We can face the worst if Christ is enough. We can face the worst if Christ is enough. If you have lived being able to say “to me to live is Christ” you will die saying “death is gain.

 

  1. The Sacrificial Character of Complete Commitment

 

And, then, finally, notice the sacrificial character of Paul’s complete commitment. The solid grounds of Christian confidence, the surprising logic of his Christ-centered calculation. And, then, finally, the sacrificial character of complete commitment.

 

Reveling and Glorying in Christ

Paul speaks in the remainder of our passage as though the choice were entirely up to him. “Shall I stay or shall I go and be with my Savior? I want to be with Jesus. It’s far better. But, I’m torn between the two. Should I stay or should I go and be with my Savior? It’s as though, he’s speaking as though he had the choice entirely on his own. And, he’s really doing that as if to show us where his heart was. He doesn’t know whether he will be martyred or not, released or not. But, if it were up to me, he says, here’s what I’d choose: even though being with Christ is far better, I want your welfare. I love what my Savior loves and he loves his church like no other. And I love the church too. I love you Philippians and I long that you might taste more and more of the all-satisfying Jesus that I have come to find my satisfaction in.”  And so he says to them, “Remaining will mean fruit for my labors,” verse 22. Verses 25 and 26: remaining in ministry will mean their progress and joy in the faith. Supremely, verse 26, he wants to come to them again. “So that in me you may have ample cause to glory in Christ Jesus because of my coming to you again.” He wants to be the means of capturing and captivating their hearts with delight in the Savior. And, so, he is committed to enduring on. If the choice were given to him, he would suffer on that he might make a difference for the people of God.

 

You know when Jesus is all in all, when your deepest longing and your highest ambition is his glory rather than your own, you will endure anything that his fame might be spread and his honor proclaimed. And, nothing will fire your joy so much as seeing the people of God rejoicing and resting in Christ with you. A joy shared is a joy doubled. So Paul is able to say, I will rejoice whether I live or die. And if I have opportunity to live then I will go on pouring myself out no matter the trials that come that my joy might be doubled by being accompanied with yours as together we glory in Christ. May the Lord give to us hearts that echo the example and pattern of the great apostle that for us as also for him Christ may indeed be all in all.

 

Let us pray.

 

Our Father, we bless you for the Lord Jesus who is infinitely satisfying.
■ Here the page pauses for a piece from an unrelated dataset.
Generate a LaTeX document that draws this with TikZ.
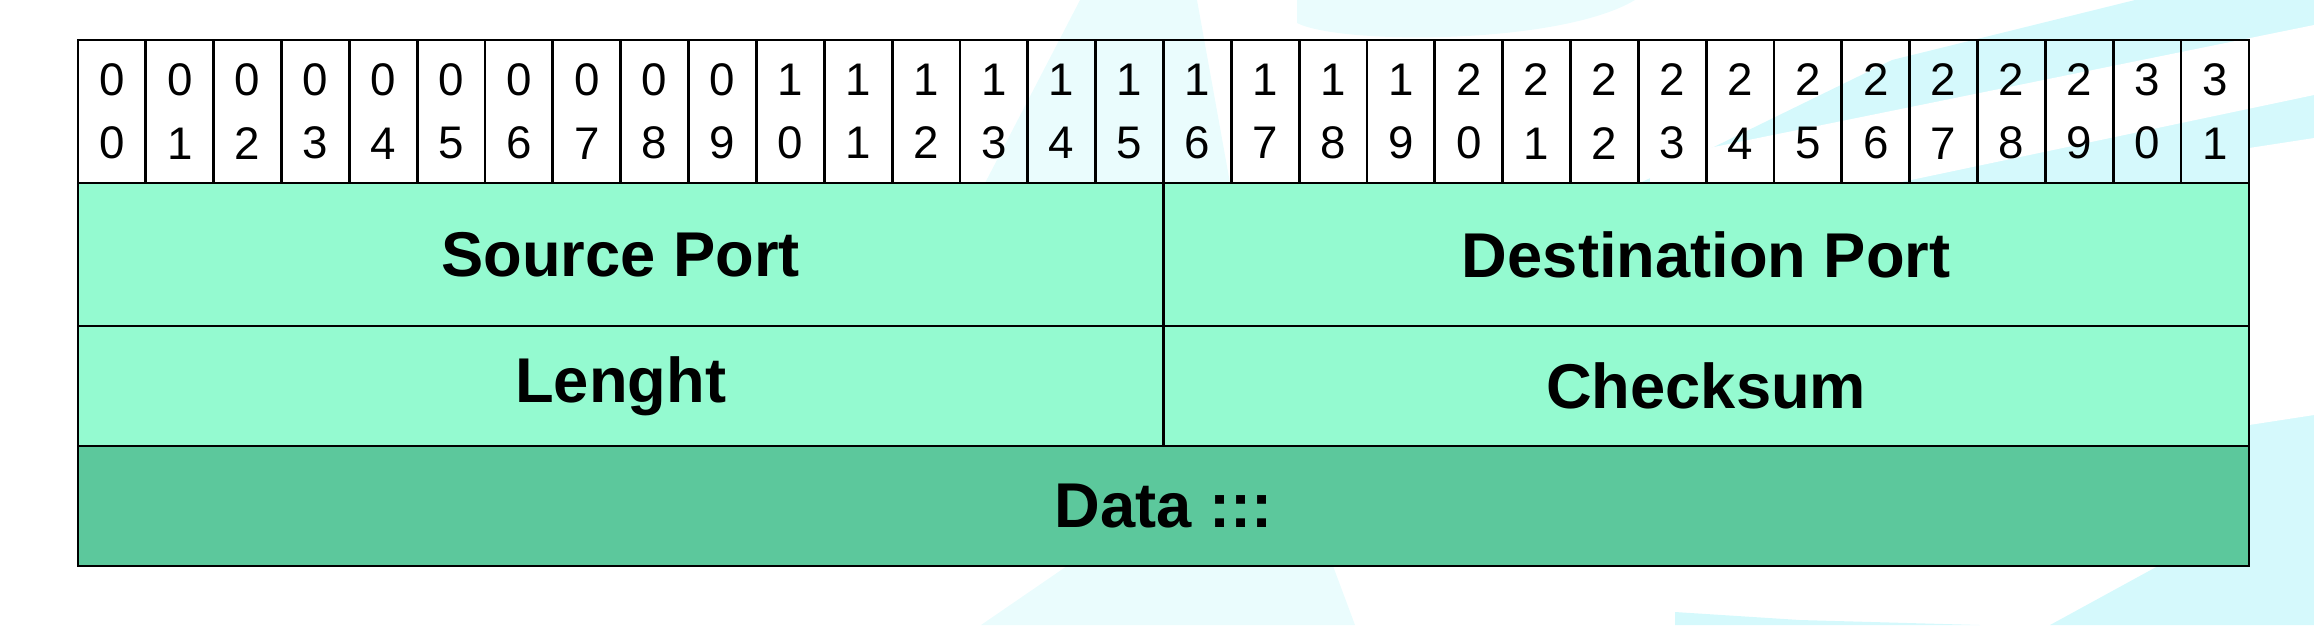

Forgive us for running to empty idols, for seeking our satisfaction at broken cisterns that always run dry. Help us, instead, to run to the fountain of living water and to draw with joy from the well of salvation that never runs dry that we might never thirst again as we drink from the wellspring that is Jesus. Make him in every heart here gathered all in all. For we ask it for his sake, Amen.